The 15 Percent Pledge: A year later

In an interview with Marketplace, the organization’s executive director, LaToya Williams-Belfort, said she thinks the companies the pledge has worked with have been honest and transparent about “reimagining equity” within their supply chains and overall culture. 

Williams-Belfort said that the pledge, which is a multi-year agreement, has account directors that it assigns to each corporate pledge taker. 

Their partnership agreements state what their goals will be together for each quarter, and they use those goals to track and analyze each company’s work.

“We work with them to make sure that they have all the tools that they need to meet their goals,” Williams-Belfort said, noting that they have quarterly and sometimes even bi-weekly check-in calls. “We use different survey mechanisms to make sure that the pledge partner is staying the course.”

Williams-Belfort said she found some companies are working at a different pace than others.

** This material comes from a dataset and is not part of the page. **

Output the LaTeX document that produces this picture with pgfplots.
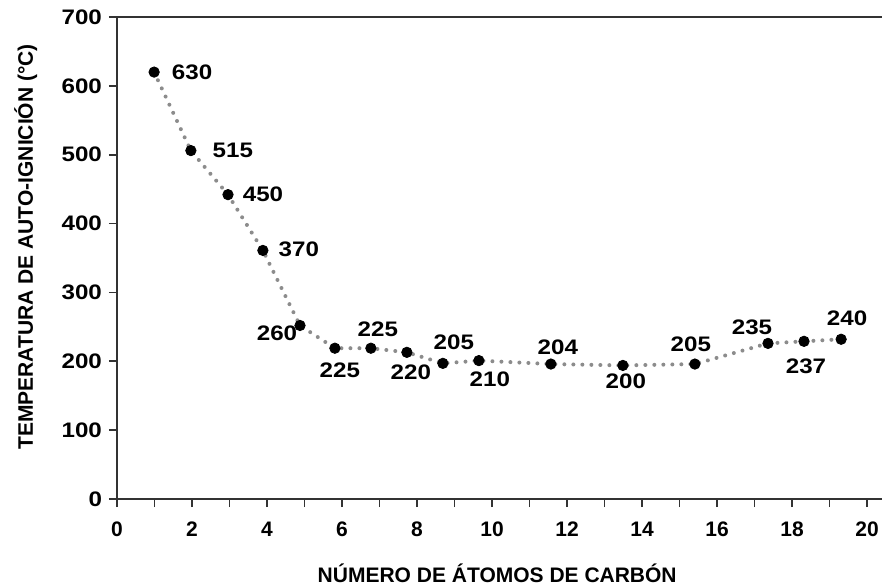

Some companies had an infrastructure supporting Diversity, Equity and Inclusion goals, while others had none at all.  

“We force companies to even make — and I say force lovingly — but we push companies to even make additional investments and time,” Williams-Belfort said. “I will say that it’s important to note that this work is definitely a marathon and not a sprint. It took us many years as a society to get here, to the moment that launched us into this work a year ago. So it is going to take time to do the work in a sustainable, strategic, lasting way.” 

Activists and the heads of diversity consulting firms have been skeptical about whether corporations will actually fight for racial justice and do their part in, for example, closing the racial wealth gap. 

When asked if it was a concern whether companies may lose interest in making change, Williams-Belfort said the pledge is a growing organization and it still gets many inquiries from companies that are interested in partnering with them. 

“So we feel like the momentum is continuing,” she said.